But they'd hit the trail, and they'd follow that trail, and
follow that trail, and chase that coon, and chase that coon.
But when they got him treed, that was another song. You could
tell a mile away they'd got that coon treed. Of course, they had
treed the coon. That's just exactly what David
says about God's grace to me. God's grace been nipping at my
heels. all the days of my life for one purpose, to drive me
into the tree of heavenly glory. Goodness and mercy shall pursue
me all the days of my life, and when it gets done, I'll dwell
in the house of the Lord forever. Oh, wondrous prevenient grace.
Look at it here in Hosea 2. You see, God's people are described
as those who are sanctified by God the Father and preserved
in Jesus Christ and called. Hosea 2, verse 5. For their mother
hath played the harlot. She that conceived them hath
done shamefully. For she said, I will go after
my lovers that give me my bread and my water and my wool and
my flax, mine oil and my drink. Therefore, behold, I will hedge
up thy way with thorns. See, I'm going after my lovers.
God said you can't get them. I'll hedge up your way with thorns. I'll hedge up your way. I won't
let you have your way. I won't leave you to yourself.
I'll hedge up your way with thorns. And I'll make a wall so that
she cannot find her paths, verse seven. And she shall follow after
her lovers. She'll keep chasing them, but
she shall not overtake them. She shall seek them, but shall
not find them. Then, shall she say, when she's
destitute, empty, she can't find her way, she can't get over the
wall, she can't get past the old ditch, she can't find her
lovers, I'll go and return to my first husband. For then was
it better with me than now. For she did not know, poor woman,
that I gave her corn and wine and oil and multiplied her silver
and gold, which they prepared for Baal. God sovereignly sets his elect
in the homes where they're raised. Some of you were raised in the
home of a faithful pastor and his wife. Some of our friends
who were preachers were raised in whore houses. Some were jacked
up by the hair of their head on the streets. And God set every
one of us precisely at the very best place we could be, setting
us in the homes where we were raised, in the environment in
which we were raised, with all the struggles and the faults
and the falls and the scrapes and the fighting and everything
by which God graciously, wisely formed our personalities, our
minds, formed us into man, the woman he would make of us to
use for his glory. And then he provided and protected
us. The angels of God are ministering
spirits sent forth to minister to those who shall be the heirs
of salvation. Angels of God, ministering spirits
constantly watching over and protecting God's elect until
the day of their calling, kept by God, preserved in Christ Jesus,
and then called. And God is pictured here in Hosea. Hosea went looking for Gomer. She probably saw him often, hid
from him, and the Lord found out where she was staying. Hosea
found out where she was staying. And every night while she's in
her rented room in the arms of her lovers, Gomer is there enjoying
her filth and her ungodliness and her rebellion and her hatred
of Hosea, loving every minute of it. And Hosea sneaks up with
a bag of groceries and he provides her with her corn, in her oil,
in her wine, and she gets up in the morning and says, look
what my lovers gave me. All the while, providing for
her. All the while, Hosea could have
gone at any time and taken her. You see, by law, she was his
property. I'd like to preach that on the
streets of New York City sometime. By law, she was his property.

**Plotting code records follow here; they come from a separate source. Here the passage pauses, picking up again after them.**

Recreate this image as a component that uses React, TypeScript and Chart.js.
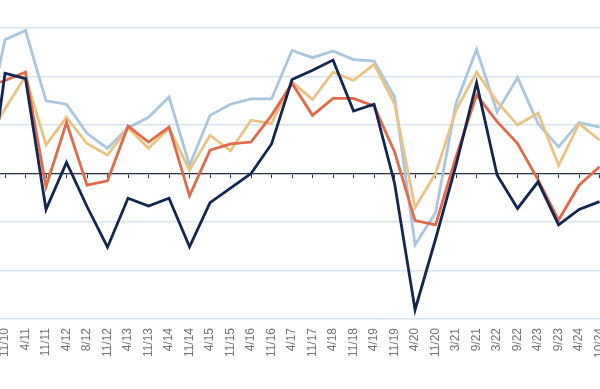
import React, { useEffect, useRef } from "react";
import { Chart, registerables } from "chart.js";

Chart.register(...registerables);

// Period labels (first one lies just left of the visible area)
const labels = [
  "4/10", "11/10", "4/11", "11/11", "4/12", "8/12", "11/12", "4/13", "11/13", "4/14",
  "11/14", "4/15", "11/15", "4/16", "11/16", "4/17", "11/17", "4/18", "11/18", "4/19",
  "11/19", "4/20", "11/20", "3/21", "9/21", "3/22", "9/22", "4/23", "9/23", "4/24", "10/24",
];

const navySeries = [
  -10.7, 20.7, 19.6, -7.4, 2.3, -6.8, -15.2, -5.1, -6.7, -5.1, -15.1, -6.0, -3.0, 0.0, 6.1,
  19.4, 21.3, 23.4, 12.9, 14.3, -2.0, -28.1, -13.5, 1.8, 18.7, -0.3, -7.2, -1.7, -10.6, -7.4, -5.8,
];
const orangeSeries = [
  17.8, 19.2, 20.9, -2.7, 10.5, -2.4, -1.5, 9.8, 6.5, 9.6, -4.6, 4.8, 6.1, 6.5, 12.0,
  18.6, 12.0, 15.5, 15.5, 13.9, 4.5, -9.7, -10.6, 3.5, 16.2, 10.7, 6.2, -1.3, -9.6, -2.4, 1.4,
];
const tanSeries = [
  6.1, 13.3, 20.1, 5.9, 11.6, 6.2, 3.8, 9.4, 5.2, 9.3, 0.7, 7.9, 4.7, 11.0, 10.3,
  18.9, 15.3, 20.9, 19.2, 22.5, 14.4, -7.0, 0.0, 13.1, 20.9, 14.8, 10.0, 12.5, 1.7, 10.3, 6.9,
];
const lightBlueSeries = [
  7.6, 27.6, 29.5, 15.0, 14.3, 8.3, 5.2, 9.4, 11.6, 15.8, 1.7, 12.0, 14.3, 15.4, 15.4,
  25.4, 23.9, 25.3, 23.5, 23.2, 15.8, -14.7, -8.1, 14.5, 25.6, 12.7, 19.8, 10.3, 5.5, 10.5, 9.6,
];

const X_MIN = 0.756;
const X_MAX = 30.02;
const Y_MIN = -30;
const Y_MAX = 35.8;

const toPoints = (arr: number[]) => arr.map((y, i) => ({ x: i, y }));

export default function App() {
  const ref = useRef<HTMLCanvasElement | null>(null);

  useEffect(() => {
    if (!ref.current) return;
    const mk = (data: number[], color: string) => ({
      data: toPoints(data),
      borderColor: color,
      backgroundColor: color,
      borderWidth: 2.8,
      pointRadius: 0,
      tension: 0,
      fill: false,
    });
    const noSidePadding = (scale: any) => {
      scale.paddingLeft = 0;
      scale.paddingRight = 0;
    };
    const chart = new Chart(ref.current, {
      type: "line",
      data: {
        datasets: [
          mk(navySeries, "#13264f"),
          mk(orangeSeries, "#e2694a"),
          mk(tanSeries, "#e9c383"),
          mk(lightBlueSeries, "#a9c6de"),
        ],
      },
      options: {
        animation: false,
        responsive: false,
        maintainAspectRatio: false,
        layout: { autoPadding: false, padding: { left: 0, right: 0, top: 0, bottom: 22 } },
        plugins: { legend: { display: false }, tooltip: { enabled: false }, title: { display: false } },
        scales: {
          x: {
            type: "linear",
            min: X_MIN,
            max: X_MAX,
            position: "bottom",
            afterFit: noSidePadding,
            grid: { display: false, drawTicks: false },
            border: { display: false },
            ticks: {
              stepSize: 1,
              includeBounds: false,
              autoSkip: false,
              minRotation: 90,
              maxRotation: 90,
              padding: 9,
              color: "#737373",
              font: { family: "'Liberation Sans', Arial, sans-serif", size: 12 },
              callback: (v: any) => labels[Math.round(Number(v))] ?? "",
            },
          },
          x2: {
            type: "linear",
            axis: "x",
            min: X_MIN,
            max: X_MAX,
            position: { y: 0 },
            afterFit: noSidePadding,
            grid: { drawOnChartArea: false, drawTicks: true, tickLength: 4, color: "#2f3645", lineWidth: 1 },
            border: { display: true, color: "#2f3645", width: 1.2 },
            ticks: { stepSize: 1, includeBounds: false, autoSkip: false, display: false },
          },
          y: {
            type: "linear",
            min: Y_MIN,
            max: Y_MAX,
            position: "left",
            grid: { color: "#dae4ee", lineWidth: 1.5, drawTicks: false },
            border: { display: false },
            ticks: { stepSize: 10, includeBounds: false, display: false },
          },
        },
      } as any,
    });
    return () => chart.destroy();
  }, []);

  return (
    <div style={{ position: "fixed", left: 0, top: 0, width: 600, height: 389, background: "#fff" }}>
      <canvas ref={ref} width={600} height={389} style={{ display: "block", width: 600, height: 389 }} />
    </div>
  );
}
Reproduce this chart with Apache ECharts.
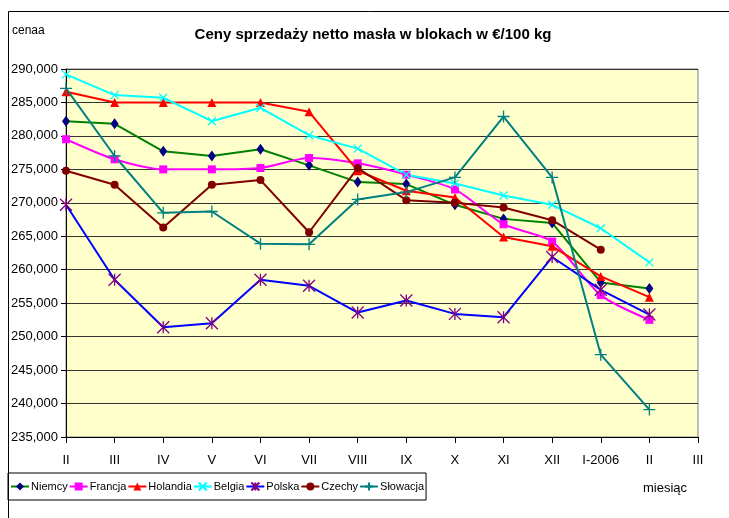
<!DOCTYPE html>
<html>
<head>
<meta charset="utf-8">
<script src="https://cdn.jsdelivr.net/npm/echarts@6/dist/echarts.min.js"></script>
<style>
  html, body { margin: 0; padding: 0; background: #fff; }
  #chart { width: 729px; height: 518px; }
</style>
</head>
<body>
<div id="chart"></div>
<script>
// miesiące (oś X)
const categories = ['II', 'III', 'IV', 'V', 'VI', 'VII', 'VIII', 'IX', 'X', 'XI', 'XII', 'I-2006', 'II', 'III'];

// ceny netto w €/100 kg
const niemcy   = [282200, 281800, 277700, 277000, 278000, 275600, 273100, 272800, 269700, 267600, 267000, 258100, 257200, null];
const francja  = [279500, 276500, 275000, 275000, 275200, 276700, 275900, 274200, 272000, 266800, 264200, 256200, 252500, null];
const holandia = [286600, 285000, 285000, 285000, 285000, 283600, 274800, 271800, 270800, 264900, 263500, 259000, 255900, null];
const belgia   = [289200, 286100, 285700, 282200, 284200, 280100, 278100, 274200, 272900, 271100, 269700, 266200, 261100, null];
const polska   = [269700, 258500, 251400, 252000, 258500, 257600, 253600, 255400, 253400, 252900, 261900, 257000, 253300, null];
const czechy   = [274800, 272700, 266300, 272700, 273400, 265600, 275200, 270400, 270000, 269300, 267400, 263000, null, null];
const slowacja = [287100, 277000, 268500, 268700, 263900, 263800, 270500, 271600, 273800, 282900, 273800, 247300, 239100, null];

const FONT = '"Liberation Sans", Arial, sans-serif';

// symbole rysowane kreskami
const SYM_X = 'path://M0,0L10,10M0,10L10,0';
const SYM_PLUS = 'path://M5,0L5,10M0,5L10,5';
const SYM_STAR = 'path://M0,0L10,10M0,10L10,0M5,0L5,10';

function makeSeries(name, data, lineColor, markColor, symbol, size, stroked, smooth) {
    return {
        name: name,
        type: 'line',
        data: data,
        smooth: smooth || false,
        symbol: symbol,
        symbolSize: size,
        showAllSymbol: true,
        connectNulls: false,
        lineStyle: { color: lineColor, width: 2 },
        itemStyle: stroked
            ? { color: markColor, borderColor: markColor, borderWidth: 1.3 }
            : { color: markColor, borderColor: markColor, borderWidth: 0 },
        emphasis: { disabled: true },
        z: 3
    };
}

const chart = echarts.init(document.getElementById('chart'));

const option = {
    animation: false,
    backgroundColor: '#fff',
    textStyle: { fontFamily: FONT },
    graphic: [
        {
            type: 'rect',
            shape: { x: 8.5, y: 11.5, width: 900, height: 700 },
            style: { fill: 'none', stroke: '#000', lineWidth: 1 },
            silent: true, z: -1
        },
        {
            type: 'text', x: 12, y: 31,
            style: { text: 'cenaa', font: '12px ' + FONT, fill: '#000', textVerticalAlign: 'middle' }
        },
        {
            type: 'text', x: 373, y: 35,
            style: {
                text: 'Ceny sprzedaży netto masła w blokach w €/100 kg',
                font: 'bold 15px ' + FONT, fill: '#000',
                textAlign: 'center', textVerticalAlign: 'middle'
            }
        },
        {
            type: 'text', x: 665, y: 488,
            style: { text: 'miesiąc', font: '13px ' + FONT, fill: '#000', textAlign: 'center', textVerticalAlign: 'middle' }
        }
    ],
    legend: {
        left: 8,
        top: 473,
        orient: 'horizontal',
        itemWidth: 18,
        itemHeight: 10,
        itemGap: 1,
        padding: [8, 2, 8, 2],
        borderColor: '#000',
        borderWidth: 1,
        textStyle: { fontFamily: FONT, fontSize: 11, color: '#000', padding: [0, 0, 0, -3] },
        data: ['Niemcy', 'Francja', 'Holandia', 'Belgia', 'Polska', 'Czechy', 'Słowacja']
    },
    grid: {
        left: 66,
        top: 69,
        right: 31,
        bottom: 81,
        show: true,
        backgroundColor: '#FFFFCC',
        borderColor: '#808080',
        borderWidth: 1,
        containLabel: false,
        outerBoundsMode: 'none'
    },
    xAxis: {
        type: 'category',
        boundaryGap: false,
        data: categories,
        axisLine: { show: true, lineStyle: { color: '#000', width: 1 } },
        axisTick: { show: true, alignWithLabel: true, length: 6, lineStyle: { color: '#000' } },
        axisLabel: { interval: 0, margin: 17, fontSize: 13, color: '#000', fontFamily: FONT },
        splitLine: { show: false }
    },
    yAxis: {
        type: 'value',
        min: 235000,
        max: 290000,
        interval: 5000,
        axisLine: { show: true, lineStyle: { color: '#000', width: 1 } },
        axisTick: { show: true, length: 5, lineStyle: { color: '#000' } },
        axisLabel: {
            margin: 8, fontSize: 13, color: '#000', fontFamily: FONT,
            formatter: v => v.toLocaleString('en-US')
        },
        splitLine: { show: true, lineStyle: { color: '#333', width: 1 } }
    },
    series: [
        makeSeries('Niemcy', niemcy, '#008000', '#000080', 'diamond', [8, 11], false),
        makeSeries('Francja', francja, '#FF00FF', '#FF00FF', 'rect', 8, false, 0.25),
        makeSeries('Holandia', holandia, '#FF0000', '#FF0000', 'triangle', 9, false),
        makeSeries('Belgia', belgia, '#00FFFF', '#00FFFF', SYM_X, 8, true),
        makeSeries('Polska', polska, '#0000FF', '#800080', SYM_STAR, 12, true),
        makeSeries('Czechy', czechy, '#800000', '#800000', 'circle', 8, false),
        makeSeries('Słowacja', slowacja, '#008080', '#008080', SYM_PLUS, 12, true)
    ]
};

chart.setOption(option);
</script>
</body>
</html>
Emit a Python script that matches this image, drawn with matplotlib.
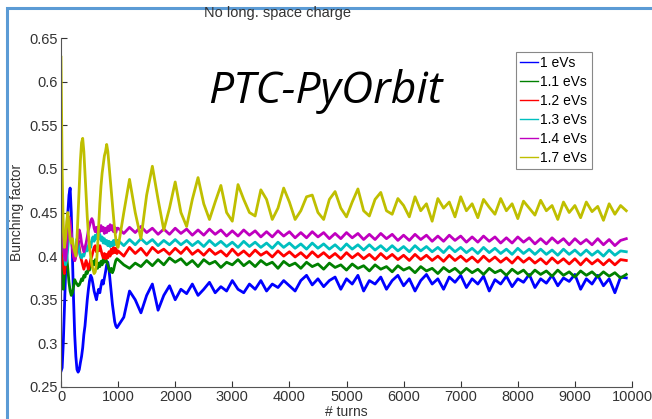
import numpy as np
import matplotlib
matplotlib.use("Agg")
import matplotlib.pyplot as plt
from matplotlib.patches import Rectangle

# bunching factor: fine steps (20 turns) before 1000 turns,
# coarse steps (100 turns) afterwards
labels = ["1 eVs", "1.1 eVs", "1.2 eVs", "1.3 eVs", "1.4 eVs", "1.7 eVs"]
colors = ["#0000ff", "#008000", "#ff0000", "#00bfbf", "#bf00bf", "#bfbf00"]

bf_10_early = [0.268, 0.272, 0.30, 0.34, 0.38, 0.42, 0.45, 0.47, 0.478, 0.45,
               0.40, 0.35, 0.31, 0.285, 0.27, 0.267, 0.27, 0.278, 0.285, 0.295,
               0.31, 0.32, 0.335, 0.35, 0.362, 0.372, 0.378, 0.375, 0.368, 0.36,
               0.355, 0.35, 0.357, 0.362, 0.358, 0.366, 0.372, 0.368, 0.375, 0.382,
               0.39, 0.393, 0.385, 0.372, 0.36, 0.345, 0.335, 0.325, 0.32, 0.318]
bf_10_late = [0.32, 0.33, 0.36, 0.35, 0.335, 0.355, 0.368, 0.338, 0.355, 0.366,
              0.35, 0.362, 0.357, 0.368, 0.355, 0.362, 0.37, 0.358, 0.365, 0.36,
              0.372, 0.362, 0.358, 0.368, 0.362, 0.372, 0.36, 0.368, 0.364, 0.372,
              0.366, 0.36, 0.372, 0.378, 0.367, 0.374, 0.365, 0.372, 0.376, 0.362,
              0.374, 0.368, 0.378, 0.36, 0.372, 0.368, 0.376, 0.362, 0.372, 0.378,
              0.366, 0.374, 0.36, 0.372, 0.379, 0.368, 0.374, 0.362, 0.376, 0.37,
              0.378, 0.364, 0.374, 0.368, 0.377, 0.36, 0.373, 0.368, 0.377, 0.365,
              0.374, 0.37, 0.379, 0.364, 0.374, 0.369, 0.378, 0.366, 0.375, 0.371,
              0.379, 0.362, 0.374, 0.368, 0.378, 0.366, 0.374, 0.358, 0.376, 0.375]

bf_11_early = [0.40, 0.38, 0.362, 0.38, 0.405, 0.40, 0.385, 0.37, 0.36, 0.355,
               0.358, 0.365, 0.373, 0.37, 0.368, 0.366, 0.367, 0.37, 0.374, 0.372,
               0.378, 0.376, 0.382, 0.38, 0.386, 0.384, 0.39, 0.388, 0.394, 0.39,
               0.396, 0.39, 0.386, 0.392, 0.388, 0.394, 0.39, 0.397, 0.393, 0.398,
               0.394, 0.39, 0.385, 0.382, 0.386, 0.381, 0.384, 0.39, 0.395, 0.397]
bf_11_late = [0.396, 0.39, 0.386, 0.392, 0.388, 0.395, 0.389, 0.396, 0.39, 0.398,
              0.393, 0.397, 0.39, 0.395, 0.388, 0.396, 0.391, 0.394, 0.387, 0.393,
              0.39, 0.396, 0.389, 0.394, 0.388, 0.395, 0.39, 0.393, 0.386, 0.394,
              0.389, 0.392, 0.386, 0.393, 0.388, 0.391, 0.385, 0.392, 0.387, 0.39,
              0.384, 0.391, 0.386, 0.389, 0.383, 0.39, 0.385, 0.388, 0.382, 0.389,
              0.384, 0.387, 0.381, 0.388, 0.383, 0.386, 0.38, 0.387, 0.382, 0.386,
              0.38, 0.386, 0.381, 0.385, 0.379, 0.386, 0.381, 0.384, 0.378, 0.385,
              0.38, 0.384, 0.377, 0.384, 0.379, 0.383, 0.377, 0.384, 0.378, 0.382,
              0.376, 0.383, 0.378, 0.382, 0.376, 0.382, 0.377, 0.381, 0.375, 0.379]

bf_12_early = [0.43, 0.41, 0.39, 0.38, 0.395, 0.415, 0.43, 0.44, 0.435, 0.425,
               0.41, 0.40, 0.395, 0.40, 0.41, 0.418, 0.41, 0.40, 0.395, 0.39,
               0.385, 0.39, 0.395, 0.39, 0.385, 0.39, 0.396, 0.40, 0.405, 0.41,
               0.412, 0.405, 0.41, 0.406, 0.412, 0.407, 0.402, 0.398, 0.403, 0.397,
               0.402, 0.398, 0.405, 0.40, 0.408, 0.403, 0.41, 0.404, 0.409, 0.403]
bf_12_late = [0.406, 0.40, 0.41, 0.403, 0.409, 0.401, 0.41, 0.404, 0.408, 0.402,
              0.409, 0.403, 0.41, 0.402, 0.407, 0.401, 0.408, 0.402, 0.406, 0.40,
              0.408, 0.401, 0.406, 0.40, 0.407, 0.401, 0.405, 0.399, 0.406, 0.40,
              0.405, 0.399, 0.404, 0.398, 0.405, 0.399, 0.404, 0.398, 0.403, 0.397,
              0.404, 0.398, 0.403, 0.397, 0.402, 0.396, 0.403, 0.397, 0.402, 0.396,
              0.401, 0.395, 0.402, 0.396, 0.401, 0.395, 0.40, 0.394, 0.401, 0.395,
              0.40, 0.394, 0.399, 0.393, 0.40, 0.394, 0.399, 0.393, 0.398, 0.392,
              0.399, 0.393, 0.398, 0.392, 0.397, 0.391, 0.398, 0.392, 0.397, 0.391,
              0.397, 0.39, 0.397, 0.391, 0.396, 0.39, 0.396, 0.39, 0.396, 0.395]

bf_13_early = [0.45, 0.44, 0.42, 0.40, 0.39, 0.395, 0.41, 0.425, 0.43, 0.425,
               0.415, 0.405, 0.40, 0.41, 0.42, 0.415, 0.405, 0.40, 0.398, 0.402,
               0.40, 0.405, 0.41, 0.406, 0.412, 0.416, 0.41, 0.418, 0.422, 0.417,
               0.424, 0.42, 0.426, 0.42, 0.425, 0.418, 0.422, 0.415, 0.42, 0.414,
               0.418, 0.412, 0.417, 0.411, 0.416, 0.412, 0.418, 0.413, 0.419, 0.414]
bf_13_late = [0.418, 0.412, 0.419, 0.413, 0.42, 0.414, 0.419, 0.412, 0.418, 0.413,
              0.419, 0.413, 0.418, 0.412, 0.417, 0.411, 0.418, 0.412, 0.417, 0.411,
              0.416, 0.41, 0.417, 0.411, 0.416, 0.41, 0.415, 0.409, 0.416, 0.41,
              0.415, 0.409, 0.414, 0.408, 0.415, 0.409, 0.414, 0.408, 0.413, 0.407,
              0.414, 0.408, 0.413, 0.407, 0.413, 0.407, 0.412, 0.406, 0.412, 0.406,
              0.411, 0.405, 0.412, 0.406, 0.411, 0.405, 0.41, 0.404, 0.411, 0.405,
              0.41, 0.404, 0.409, 0.403, 0.41, 0.404, 0.409, 0.403, 0.408, 0.402,
              0.409, 0.403, 0.408, 0.402, 0.408, 0.402, 0.407, 0.401, 0.408, 0.402,
              0.407, 0.401, 0.407, 0.401, 0.406, 0.40, 0.407, 0.401, 0.406, 0.405]

bf_14_early = [0.487, 0.46, 0.42, 0.40, 0.395, 0.41, 0.43, 0.445, 0.44, 0.425,
               0.41, 0.40, 0.395, 0.40, 0.41, 0.42, 0.43, 0.425, 0.415, 0.41,
               0.405, 0.41, 0.415, 0.422, 0.43, 0.435, 0.44, 0.443, 0.44, 0.432,
               0.428, 0.433, 0.427, 0.434, 0.428, 0.435, 0.429, 0.433, 0.426, 0.432,
               0.427, 0.434, 0.429, 0.436, 0.43, 0.435, 0.428, 0.433, 0.427, 0.432]
bf_14_late = [0.432, 0.426, 0.433, 0.427, 0.434, 0.427, 0.432, 0.425, 0.431, 0.425,
              0.432, 0.426, 0.431, 0.424, 0.43, 0.424, 0.431, 0.425, 0.43, 0.423,
              0.429, 0.423, 0.43, 0.424, 0.429, 0.422, 0.428, 0.422, 0.429, 0.423,
              0.428, 0.421, 0.427, 0.421, 0.428, 0.422, 0.427, 0.42, 0.426, 0.42,
              0.427, 0.421, 0.426, 0.419, 0.425, 0.419, 0.426, 0.42, 0.425, 0.418,
              0.424, 0.418, 0.425, 0.419, 0.424, 0.417, 0.423, 0.417, 0.424, 0.418,
              0.423, 0.416, 0.422, 0.416, 0.423, 0.417, 0.422, 0.415, 0.421, 0.415,
              0.422, 0.416, 0.421, 0.414, 0.42, 0.414, 0.421, 0.415, 0.42, 0.413,
              0.42, 0.414, 0.419, 0.413, 0.42, 0.413, 0.419, 0.412, 0.418, 0.42]

bf_17_early = [0.628, 0.50, 0.43, 0.41, 0.42, 0.44, 0.45, 0.435, 0.42, 0.415,
               0.42, 0.41, 0.405, 0.40, 0.42, 0.45, 0.48, 0.51, 0.53, 0.535,
               0.52, 0.495, 0.47, 0.445, 0.425, 0.41, 0.40, 0.39, 0.385, 0.38,
               0.382, 0.39, 0.41, 0.435, 0.46, 0.48, 0.495, 0.505, 0.515, 0.52,
               0.528, 0.52, 0.505, 0.49, 0.475, 0.46, 0.445, 0.43, 0.42, 0.412]
bf_17_late = [0.41, 0.45, 0.488, 0.45, 0.42, 0.47, 0.503, 0.465, 0.43, 0.455,
              0.485, 0.45, 0.434, 0.465, 0.49, 0.46, 0.442, 0.462, 0.481, 0.45,
              0.44, 0.482, 0.465, 0.45, 0.446, 0.476, 0.465, 0.442, 0.455, 0.478,
              0.462, 0.442, 0.452, 0.468, 0.47, 0.45, 0.442, 0.465, 0.474, 0.455,
              0.445, 0.462, 0.477, 0.452, 0.446, 0.465, 0.473, 0.452, 0.448, 0.466,
              0.458, 0.445, 0.468, 0.452, 0.46, 0.44, 0.466, 0.455, 0.462, 0.445,
              0.468, 0.452, 0.46, 0.444, 0.465, 0.456, 0.448, 0.466, 0.452, 0.46,
              0.443, 0.463, 0.455, 0.447, 0.464, 0.452, 0.458, 0.442, 0.462, 0.45,
              0.458, 0.444, 0.462, 0.451, 0.457, 0.441, 0.46, 0.448, 0.458, 0.452]

series = [(bf_10_early, bf_10_late), (bf_11_early, bf_11_late),
          (bf_12_early, bf_12_late), (bf_13_early, bf_13_late),
          (bf_14_early, bf_14_late), (bf_17_early, bf_17_late)]

plt.rcParams["font.family"] = ["Liberation Sans", "DejaVu Sans"]

fig = plt.figure(figsize=(6.52, 4.19), dpi=100)
ax = fig.add_axes([61 / 652, 1 - 387 / 419, (632 - 61) / 652, (387 - 38) / 419])

for (early, late), lab, col in zip(series, labels, colors):
    t = np.concatenate([np.arange(len(early)) * 20, 1000 + np.arange(len(late)) * 100])
    ax.plot(t, early + late, color=col, lw=2.0, label=lab)

ax.set_xlim(0, 10000)
ax.set_ylim(0.25, 0.65)
ax.set_xticks(np.arange(0, 10001, 1000))
ax.set_yticks(np.arange(0.25, 0.651, 0.05))
ax.set_yticklabels(["0.25", "0.3", "0.35", "0.4", "0.45", "0.5", "0.55", "0.6", "0.65"])
ax.tick_params(direction="in", length=4, labelsize=10.5, colors="#333333", pad=2)
for s in ["top", "right"]:
    ax.spines[s].set_visible(False)
for s in ["left", "bottom"]:
    ax.spines[s].set_color("#555555")
ax.set_xlabel("# turns", fontsize=10, color="#333333", labelpad=1)
ax.set_ylabel("Bunching factor", fontsize=10, color="#333333", labelpad=4)

leg = ax.legend(loc="upper left", bbox_to_anchor=(0.797, 0.96), fontsize=10,
                handlelength=1.3, handletextpad=0.15, borderpad=0.3,
                labelspacing=0.36, borderaxespad=0, fancybox=False, framealpha=1)
leg.get_frame().set_edgecolor("#888888")
leg.get_frame().set_linewidth(0.8)
for line in leg.get_lines():
    line.set_linewidth(1.0)

fig.text(278 / 652, 1 - 13 / 419, "No long. space charge", ha="center", va="center",
         fontsize=10.5, color="#333333")
fig.text(325 / 652, 1 - 92 / 419, "PTC-PyOrbit", ha="center", va="center",
         fontsize=32, style="italic", family=["Open Sans", "DejaVu Sans"])

fig.patches.append(Rectangle((6.5 / 652, -0.1), 2, 1.1 - 8.5 / 419,
                             transform=fig.transFigure, fill=False,
                             edgecolor="#5b9bd5", lw=2.2))

fig.savefig("out.png", dpi=100)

She was married to him. He could take her anytime he
wanted to. For that matter, she had become
a harlot. He could legally have her stoned
to death anytime he wanted to. Or he could go down and get her
and bring her home. And he was determined to bring her home.
But he wouldn't have her until he had her heart. He wouldn't
force her. Well, he did force her. But he
wouldn't force the way men think of forcing. He wouldn't have
her until she was compelled by his grace and made glad and willing
to go home with him. You see, the book says, thy people
shall be willing in the day of thy power. Blessed is the man
whom thou choosest and causest to approach unto thee. Causest
to approach unto thee. What's that talking about? Just
what you think it does. Here, you go over here. I've
done this a lot, I'm a big fella. You go over here, out that door.
Yeah, this way you go. How you gonna do that? Watch me, I'll show you how I
do it. I'll shove him out the door. Well, he don't wanna go.
He's fixin' to walk, too, I'll tell you that. He's fixin' to
walk, too. He'll be glad to get out of there
by the time I'm done. Even so, God Almighty graciously
forces sinners. into the arms of his son, makes
them tickle to death that he forced them into his arms. This
is called receiving the word on good ground, good ground,
not stony ground, not stony ground, good ground that's been broken
and turned upside down and inside out and thoroughly plowed, ground
that God has prepared to receive it. When you get home tonight,
read the 107th Psalm and read about how God graciously causes
sinners to be hungry and thirsty until they cry to Him. to do
business in deep waters until they cry to him, to be in bondage
until they cry to him, to be in a wilderness place, a desert
place, until they cry to him. When they need mercy, they will
be tickled to have mercy. Gomer was a harlot. She ruined herself, but Hosea
loved her. Hosea loved her. His heart was set upon her. He was determined to have her.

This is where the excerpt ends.